§ **OBJECTIVE**
Copy all lines below exactly as written. Leave pictures out.

• • • • •

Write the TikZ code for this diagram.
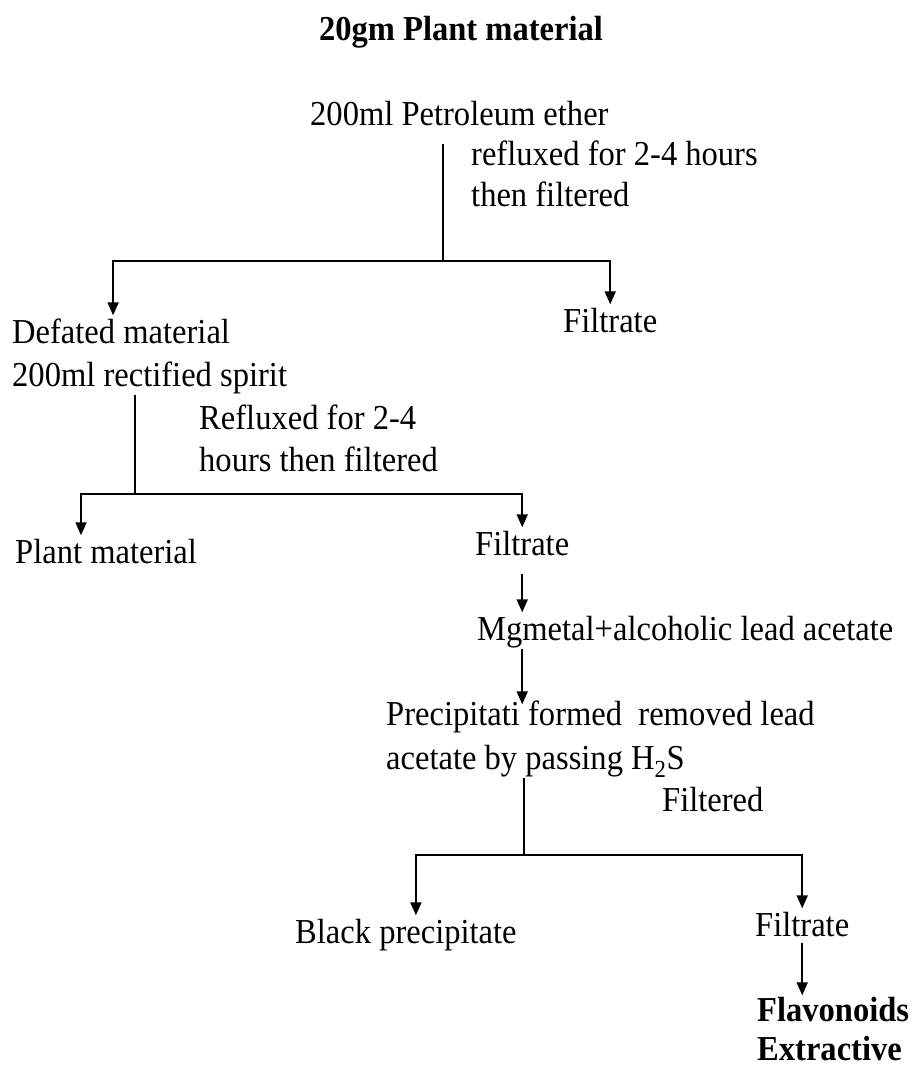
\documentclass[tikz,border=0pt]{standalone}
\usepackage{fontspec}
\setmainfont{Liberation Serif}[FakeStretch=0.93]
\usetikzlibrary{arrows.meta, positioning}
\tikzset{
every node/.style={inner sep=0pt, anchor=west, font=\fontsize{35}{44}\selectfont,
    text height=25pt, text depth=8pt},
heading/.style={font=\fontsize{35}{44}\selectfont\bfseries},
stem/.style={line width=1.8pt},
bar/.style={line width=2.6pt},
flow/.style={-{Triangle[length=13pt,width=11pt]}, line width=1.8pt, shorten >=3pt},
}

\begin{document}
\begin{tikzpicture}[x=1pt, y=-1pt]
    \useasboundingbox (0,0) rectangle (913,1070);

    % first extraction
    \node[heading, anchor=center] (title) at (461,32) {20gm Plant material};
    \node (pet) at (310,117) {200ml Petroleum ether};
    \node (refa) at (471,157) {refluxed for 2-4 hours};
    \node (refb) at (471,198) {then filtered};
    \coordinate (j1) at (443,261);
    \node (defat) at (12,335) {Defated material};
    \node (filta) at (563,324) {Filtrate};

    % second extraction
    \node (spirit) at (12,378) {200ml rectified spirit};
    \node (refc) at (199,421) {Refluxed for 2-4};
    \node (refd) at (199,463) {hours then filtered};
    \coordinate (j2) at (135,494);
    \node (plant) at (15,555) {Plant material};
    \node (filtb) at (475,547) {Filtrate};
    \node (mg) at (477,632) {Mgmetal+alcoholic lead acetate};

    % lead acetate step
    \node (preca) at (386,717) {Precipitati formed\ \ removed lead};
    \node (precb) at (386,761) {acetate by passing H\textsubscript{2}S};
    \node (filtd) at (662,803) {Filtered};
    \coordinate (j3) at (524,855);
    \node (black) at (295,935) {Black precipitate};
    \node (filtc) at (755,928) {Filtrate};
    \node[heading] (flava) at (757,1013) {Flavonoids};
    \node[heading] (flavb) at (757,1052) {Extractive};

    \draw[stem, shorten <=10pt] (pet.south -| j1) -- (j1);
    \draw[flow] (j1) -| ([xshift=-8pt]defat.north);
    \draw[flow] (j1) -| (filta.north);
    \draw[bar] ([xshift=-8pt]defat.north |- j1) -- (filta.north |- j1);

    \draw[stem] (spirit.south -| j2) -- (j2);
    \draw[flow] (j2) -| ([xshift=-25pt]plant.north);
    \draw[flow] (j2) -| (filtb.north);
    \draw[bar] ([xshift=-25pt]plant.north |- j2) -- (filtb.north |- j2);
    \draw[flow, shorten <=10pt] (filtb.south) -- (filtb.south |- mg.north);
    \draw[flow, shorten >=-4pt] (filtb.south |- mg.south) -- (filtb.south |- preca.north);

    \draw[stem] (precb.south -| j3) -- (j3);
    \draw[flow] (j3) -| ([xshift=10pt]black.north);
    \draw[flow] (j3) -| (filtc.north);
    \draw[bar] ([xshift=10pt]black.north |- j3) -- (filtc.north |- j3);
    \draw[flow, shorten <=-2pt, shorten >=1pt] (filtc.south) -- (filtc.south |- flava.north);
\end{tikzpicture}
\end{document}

• • • • •

§ **SOLUTION FOR THIS EXERCISE**
Write the TikZ code for this diagram.
\documentclass[tikz,border=0pt]{standalone}
\usepackage{fontspec}
\setmainfont{Liberation Serif}[FakeStretch=0.93]
\usetikzlibrary{arrows.meta, positioning}
\tikzset{
every node/.style={inner sep=0pt, anchor=west, font=\fontsize{35}{44}\selectfont,
    text height=25pt, text depth=8pt},
heading/.style={font=\fontsize{35}{44}\selectfont\bfseries},
stem/.style={line width=1.8pt},
bar/.style={line width=2.6pt},
flow/.style={-{Triangle[length=13pt,width=11pt]}, line width=1.8pt, shorten >=3pt},
}

\begin{document}
\begin{tikzpicture}[x=1pt, y=-1pt]
    \useasboundingbox (0,0) rectangle (913,1070);

    % first extraction
    \node[heading, anchor=center] (title) at (461,32) {20gm Plant material};
    \node (pet) at (310,117) {200ml Petroleum ether};
    \node (refa) at (471,157) {refluxed for 2-4 hours};
    \node (refb) at (471,198) {then filtered};
    \coordinate (j1) at (443,261);
    \node (defat) at (12,335) {Defated material};
    \node (filta) at (563,324) {Filtrate};

    % second extraction
    \node (spirit) at (12,378) {200ml rectified spirit};
    \node (refc) at (199,421) {Refluxed for 2-4};
    \node (refd) at (199,463) {hours then filtered};
    \coordinate (j2) at (135,494);
    \node (plant) at (15,555) {Plant material};
    \node (filtb) at (475,547) {Filtrate};
    \node (mg) at (477,632) {Mgmetal+alcoholic lead acetate};

    % lead acetate step
    \node (preca) at (386,717) {Precipitati formed\ \ removed lead};
    \node (precb) at (386,761) {acetate by passing H\textsubscript{2}S};
    \node (filtd) at (662,803) {Filtered};
    \coordinate (j3) at (524,855);
    \node (black) at (295,935) {Black precipitate};
    \node (filtc) at (755,928) {Filtrate};
    \node[heading] (flava) at (757,1013) {Flavonoids};
    \node[heading] (flavb) at (757,1052) {Extractive};

    \draw[stem, shorten <=10pt] (pet.south -| j1) -- (j1);
    \draw[flow] (j1) -| ([xshift=-8pt]defat.north);
    \draw[flow] (j1) -| (filta.north);
    \draw[bar] ([xshift=-8pt]defat.north |- j1) -- (filta.north |- j1);

    \draw[stem] (spirit.south -| j2) -- (j2);
    \draw[flow] (j2) -| ([xshift=-25pt]plant.north);
    \draw[flow] (j2) -| (filtb.north);
    \draw[bar] ([xshift=-25pt]plant.north |- j2) -- (filtb.north |- j2);
    \draw[flow, shorten <=10pt] (filtb.south) -- (filtb.south |- mg.north);
    \draw[flow, shorten >=-4pt] (filtb.south |- mg.south) -- (filtb.south |- preca.north);

    \draw[stem] (precb.south -| j3) -- (j3);
    \draw[flow] (j3) -| ([xshift=10pt]black.north);
    \draw[flow] (j3) -| (filtc.north);
    \draw[bar] ([xshift=10pt]black.north |- j3) -- (filtc.north |- j3);
    \draw[flow, shorten <=-2pt, shorten >=1pt] (filtc.south) -- (filtc.south |- flava.north);
\end{tikzpicture}
\end{document}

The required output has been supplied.